◆ Required task
In the entries below, find the line containing "Give me the matplotlib source for this chart." and the line containing "txt = '#222222'". Copy those two lines and everything between them exactly, without the pictures.

##### Provided information #####

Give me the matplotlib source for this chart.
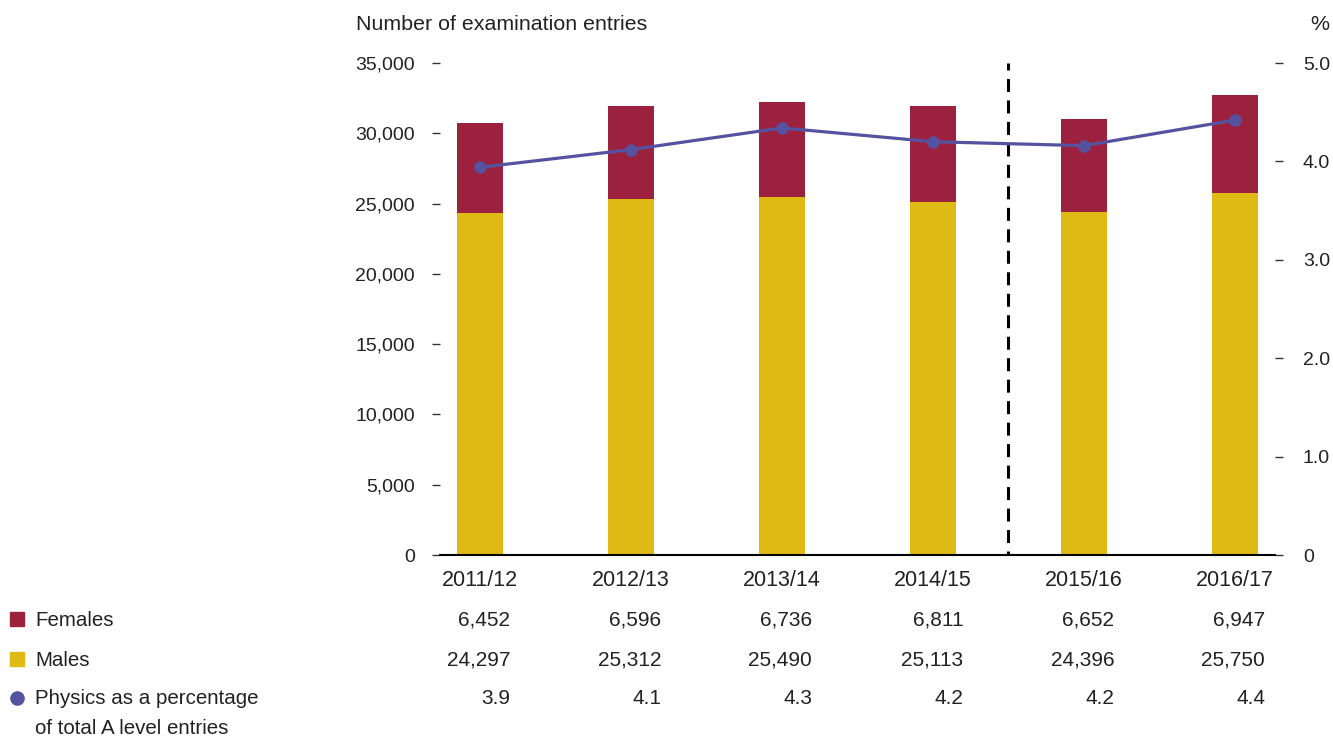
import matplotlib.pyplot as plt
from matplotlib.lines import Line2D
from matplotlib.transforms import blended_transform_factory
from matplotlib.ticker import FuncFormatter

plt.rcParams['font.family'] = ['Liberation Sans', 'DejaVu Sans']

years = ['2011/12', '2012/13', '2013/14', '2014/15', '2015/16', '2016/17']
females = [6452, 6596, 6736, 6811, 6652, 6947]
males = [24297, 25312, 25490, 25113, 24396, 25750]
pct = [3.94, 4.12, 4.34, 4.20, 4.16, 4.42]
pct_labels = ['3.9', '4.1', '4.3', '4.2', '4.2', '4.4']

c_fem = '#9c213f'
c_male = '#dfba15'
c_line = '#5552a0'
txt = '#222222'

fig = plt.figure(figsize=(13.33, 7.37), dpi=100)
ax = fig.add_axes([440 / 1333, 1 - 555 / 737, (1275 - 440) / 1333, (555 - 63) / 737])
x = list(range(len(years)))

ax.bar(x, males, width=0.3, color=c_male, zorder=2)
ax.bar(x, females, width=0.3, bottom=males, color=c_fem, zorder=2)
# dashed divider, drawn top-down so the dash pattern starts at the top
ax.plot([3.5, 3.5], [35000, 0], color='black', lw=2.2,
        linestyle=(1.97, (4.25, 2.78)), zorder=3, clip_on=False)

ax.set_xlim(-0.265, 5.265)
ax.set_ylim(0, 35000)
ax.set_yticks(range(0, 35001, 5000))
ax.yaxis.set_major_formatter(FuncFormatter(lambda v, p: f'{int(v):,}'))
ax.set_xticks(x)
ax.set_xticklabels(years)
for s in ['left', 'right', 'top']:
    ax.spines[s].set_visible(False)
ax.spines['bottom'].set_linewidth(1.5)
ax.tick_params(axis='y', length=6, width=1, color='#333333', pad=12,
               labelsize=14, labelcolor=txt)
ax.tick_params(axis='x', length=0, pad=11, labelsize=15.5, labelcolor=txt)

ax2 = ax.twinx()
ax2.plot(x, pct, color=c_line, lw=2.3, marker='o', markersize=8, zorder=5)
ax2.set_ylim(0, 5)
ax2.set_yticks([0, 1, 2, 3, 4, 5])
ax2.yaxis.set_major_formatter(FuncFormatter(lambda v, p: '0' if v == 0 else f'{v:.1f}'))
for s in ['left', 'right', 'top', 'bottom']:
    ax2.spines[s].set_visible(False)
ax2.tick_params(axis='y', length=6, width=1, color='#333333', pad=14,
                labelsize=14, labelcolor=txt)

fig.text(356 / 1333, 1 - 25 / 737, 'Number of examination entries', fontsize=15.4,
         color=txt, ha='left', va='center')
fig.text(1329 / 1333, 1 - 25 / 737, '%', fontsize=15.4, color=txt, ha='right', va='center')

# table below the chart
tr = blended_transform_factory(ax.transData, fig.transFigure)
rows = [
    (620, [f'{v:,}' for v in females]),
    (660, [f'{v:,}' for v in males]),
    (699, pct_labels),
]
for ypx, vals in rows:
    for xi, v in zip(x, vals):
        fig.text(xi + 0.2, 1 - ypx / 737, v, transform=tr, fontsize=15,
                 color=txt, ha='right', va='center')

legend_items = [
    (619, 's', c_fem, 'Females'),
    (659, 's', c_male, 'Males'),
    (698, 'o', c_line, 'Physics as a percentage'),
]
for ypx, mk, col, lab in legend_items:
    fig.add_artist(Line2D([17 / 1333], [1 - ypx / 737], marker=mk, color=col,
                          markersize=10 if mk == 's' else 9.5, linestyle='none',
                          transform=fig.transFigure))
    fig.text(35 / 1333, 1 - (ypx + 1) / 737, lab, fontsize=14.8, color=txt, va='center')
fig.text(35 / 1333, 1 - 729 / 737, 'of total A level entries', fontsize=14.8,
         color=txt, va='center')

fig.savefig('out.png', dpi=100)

#####
##### Provided information #####

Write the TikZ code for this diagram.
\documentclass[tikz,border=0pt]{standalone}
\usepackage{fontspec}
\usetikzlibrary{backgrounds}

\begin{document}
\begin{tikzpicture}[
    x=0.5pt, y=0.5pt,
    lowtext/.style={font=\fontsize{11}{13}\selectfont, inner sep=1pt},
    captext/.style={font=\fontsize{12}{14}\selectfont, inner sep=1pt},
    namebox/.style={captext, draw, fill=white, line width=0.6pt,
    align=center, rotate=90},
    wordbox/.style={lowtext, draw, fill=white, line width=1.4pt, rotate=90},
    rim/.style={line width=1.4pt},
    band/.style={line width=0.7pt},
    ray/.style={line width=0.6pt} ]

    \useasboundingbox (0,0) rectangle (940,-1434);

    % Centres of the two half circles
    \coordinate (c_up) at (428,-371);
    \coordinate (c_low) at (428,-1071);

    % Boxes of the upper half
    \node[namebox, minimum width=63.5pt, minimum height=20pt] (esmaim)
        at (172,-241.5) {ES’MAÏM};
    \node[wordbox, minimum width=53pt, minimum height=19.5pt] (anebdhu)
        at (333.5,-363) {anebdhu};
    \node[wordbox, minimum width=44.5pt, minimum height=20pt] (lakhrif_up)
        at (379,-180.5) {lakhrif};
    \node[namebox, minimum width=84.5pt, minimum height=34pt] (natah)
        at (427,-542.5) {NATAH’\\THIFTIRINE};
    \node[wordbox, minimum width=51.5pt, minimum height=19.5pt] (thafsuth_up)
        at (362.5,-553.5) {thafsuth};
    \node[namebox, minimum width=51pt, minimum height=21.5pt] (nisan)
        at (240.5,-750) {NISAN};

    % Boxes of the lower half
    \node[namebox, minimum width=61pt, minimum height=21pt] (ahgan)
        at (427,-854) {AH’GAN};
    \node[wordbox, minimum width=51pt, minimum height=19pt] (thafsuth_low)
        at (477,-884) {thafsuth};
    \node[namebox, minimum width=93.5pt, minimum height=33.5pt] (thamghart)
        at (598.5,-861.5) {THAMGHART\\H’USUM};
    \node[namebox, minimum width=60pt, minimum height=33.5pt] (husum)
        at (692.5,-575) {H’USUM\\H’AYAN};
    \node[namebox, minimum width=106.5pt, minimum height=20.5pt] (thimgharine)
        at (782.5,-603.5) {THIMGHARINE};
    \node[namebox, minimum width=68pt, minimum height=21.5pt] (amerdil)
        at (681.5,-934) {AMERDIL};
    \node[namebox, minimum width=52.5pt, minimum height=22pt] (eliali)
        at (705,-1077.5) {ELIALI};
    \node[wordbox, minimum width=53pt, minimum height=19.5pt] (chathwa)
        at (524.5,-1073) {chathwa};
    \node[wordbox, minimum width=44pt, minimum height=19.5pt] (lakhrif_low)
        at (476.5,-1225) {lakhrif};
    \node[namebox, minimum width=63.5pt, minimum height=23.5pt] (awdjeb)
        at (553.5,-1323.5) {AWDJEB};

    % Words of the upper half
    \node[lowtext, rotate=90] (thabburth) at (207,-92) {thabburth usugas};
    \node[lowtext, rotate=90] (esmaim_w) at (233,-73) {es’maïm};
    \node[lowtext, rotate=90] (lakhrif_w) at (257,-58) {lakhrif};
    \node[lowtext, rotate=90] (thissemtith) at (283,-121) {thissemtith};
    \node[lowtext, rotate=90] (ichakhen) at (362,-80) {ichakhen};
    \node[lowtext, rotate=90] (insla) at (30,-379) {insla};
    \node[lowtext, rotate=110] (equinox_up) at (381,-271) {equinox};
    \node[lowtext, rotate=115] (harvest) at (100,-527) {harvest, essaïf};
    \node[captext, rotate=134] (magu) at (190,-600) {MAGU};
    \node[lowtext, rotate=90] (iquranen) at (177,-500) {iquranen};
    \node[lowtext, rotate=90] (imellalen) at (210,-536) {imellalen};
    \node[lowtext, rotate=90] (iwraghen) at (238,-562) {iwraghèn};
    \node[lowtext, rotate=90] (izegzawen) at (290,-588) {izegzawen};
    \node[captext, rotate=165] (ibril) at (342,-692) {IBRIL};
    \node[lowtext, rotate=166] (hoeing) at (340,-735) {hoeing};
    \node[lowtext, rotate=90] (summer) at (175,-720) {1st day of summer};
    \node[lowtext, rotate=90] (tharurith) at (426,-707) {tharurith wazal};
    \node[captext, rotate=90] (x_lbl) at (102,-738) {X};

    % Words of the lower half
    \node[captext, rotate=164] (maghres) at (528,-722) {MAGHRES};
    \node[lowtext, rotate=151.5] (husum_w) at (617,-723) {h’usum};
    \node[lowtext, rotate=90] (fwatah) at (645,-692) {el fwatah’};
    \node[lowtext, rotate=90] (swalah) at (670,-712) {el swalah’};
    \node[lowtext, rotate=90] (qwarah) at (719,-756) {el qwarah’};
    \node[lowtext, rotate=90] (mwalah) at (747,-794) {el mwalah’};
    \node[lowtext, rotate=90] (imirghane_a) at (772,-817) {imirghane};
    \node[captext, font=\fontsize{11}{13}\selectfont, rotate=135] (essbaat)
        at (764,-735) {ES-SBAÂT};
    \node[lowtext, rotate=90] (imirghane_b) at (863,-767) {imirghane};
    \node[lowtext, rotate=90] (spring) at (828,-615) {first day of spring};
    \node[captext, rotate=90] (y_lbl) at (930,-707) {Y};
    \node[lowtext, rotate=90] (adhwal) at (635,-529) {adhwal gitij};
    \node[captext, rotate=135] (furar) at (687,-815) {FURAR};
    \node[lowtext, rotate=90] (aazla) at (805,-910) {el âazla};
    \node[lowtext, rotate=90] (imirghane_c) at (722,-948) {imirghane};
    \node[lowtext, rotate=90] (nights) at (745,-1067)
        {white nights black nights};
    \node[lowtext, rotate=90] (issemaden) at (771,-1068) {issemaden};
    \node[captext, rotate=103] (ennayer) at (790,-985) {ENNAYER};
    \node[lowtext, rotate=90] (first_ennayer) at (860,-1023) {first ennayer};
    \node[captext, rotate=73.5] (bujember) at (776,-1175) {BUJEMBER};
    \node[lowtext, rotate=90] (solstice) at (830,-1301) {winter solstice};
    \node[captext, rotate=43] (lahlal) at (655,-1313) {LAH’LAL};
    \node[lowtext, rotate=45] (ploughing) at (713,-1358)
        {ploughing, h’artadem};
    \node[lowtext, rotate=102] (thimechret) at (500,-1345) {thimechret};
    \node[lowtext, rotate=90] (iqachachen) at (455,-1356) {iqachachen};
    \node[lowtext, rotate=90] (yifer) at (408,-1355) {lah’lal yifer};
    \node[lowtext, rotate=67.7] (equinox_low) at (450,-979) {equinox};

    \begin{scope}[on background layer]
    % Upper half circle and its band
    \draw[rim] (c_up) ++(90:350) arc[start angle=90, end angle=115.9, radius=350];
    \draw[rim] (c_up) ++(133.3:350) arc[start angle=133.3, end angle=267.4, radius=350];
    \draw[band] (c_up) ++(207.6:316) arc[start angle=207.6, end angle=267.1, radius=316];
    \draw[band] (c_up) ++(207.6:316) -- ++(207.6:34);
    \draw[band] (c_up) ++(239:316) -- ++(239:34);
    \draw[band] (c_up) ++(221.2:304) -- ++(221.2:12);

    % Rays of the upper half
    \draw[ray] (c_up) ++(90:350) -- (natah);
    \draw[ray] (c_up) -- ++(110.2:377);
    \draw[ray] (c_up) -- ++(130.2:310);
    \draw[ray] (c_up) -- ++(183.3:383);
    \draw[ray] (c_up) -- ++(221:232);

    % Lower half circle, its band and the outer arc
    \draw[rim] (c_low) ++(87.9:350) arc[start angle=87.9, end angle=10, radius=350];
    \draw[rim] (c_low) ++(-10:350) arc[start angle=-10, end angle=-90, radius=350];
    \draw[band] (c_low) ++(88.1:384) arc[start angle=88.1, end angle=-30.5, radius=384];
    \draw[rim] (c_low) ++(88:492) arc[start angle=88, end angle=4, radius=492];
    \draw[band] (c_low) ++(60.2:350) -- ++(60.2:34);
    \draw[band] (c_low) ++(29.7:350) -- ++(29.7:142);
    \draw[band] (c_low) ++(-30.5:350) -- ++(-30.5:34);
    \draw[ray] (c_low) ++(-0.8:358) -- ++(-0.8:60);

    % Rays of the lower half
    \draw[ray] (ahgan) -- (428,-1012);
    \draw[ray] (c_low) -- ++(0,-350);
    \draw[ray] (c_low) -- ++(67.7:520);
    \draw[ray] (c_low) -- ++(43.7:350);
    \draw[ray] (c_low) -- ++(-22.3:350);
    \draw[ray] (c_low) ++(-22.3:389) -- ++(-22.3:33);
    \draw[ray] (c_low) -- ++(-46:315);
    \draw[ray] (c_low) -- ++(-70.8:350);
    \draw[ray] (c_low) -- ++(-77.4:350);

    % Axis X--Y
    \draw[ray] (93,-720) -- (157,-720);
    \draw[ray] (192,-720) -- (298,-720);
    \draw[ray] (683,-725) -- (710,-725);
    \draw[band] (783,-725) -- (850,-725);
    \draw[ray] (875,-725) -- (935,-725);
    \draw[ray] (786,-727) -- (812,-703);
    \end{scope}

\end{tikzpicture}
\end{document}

#####
##### Provided information #####

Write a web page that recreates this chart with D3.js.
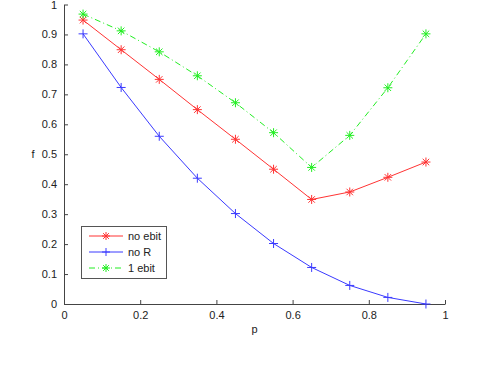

#####

◆ Completed exercise
Give me the matplotlib source for this chart.
import matplotlib.pyplot as plt
from matplotlib.lines import Line2D
from matplotlib.transforms import blended_transform_factory
from matplotlib.ticker import FuncFormatter

plt.rcParams['font.family'] = ['Liberation Sans', 'DejaVu Sans']

years = ['2011/12', '2012/13', '2013/14', '2014/15', '2015/16', '2016/17']
females = [6452, 6596, 6736, 6811, 6652, 6947]
males = [24297, 25312, 25490, 25113, 24396, 25750]
pct = [3.94, 4.12, 4.34, 4.20, 4.16, 4.42]
pct_labels = ['3.9', '4.1', '4.3', '4.2', '4.2', '4.4']

c_fem = '#9c213f'
c_male = '#dfba15'
c_line = '#5552a0'
txt = '#222222'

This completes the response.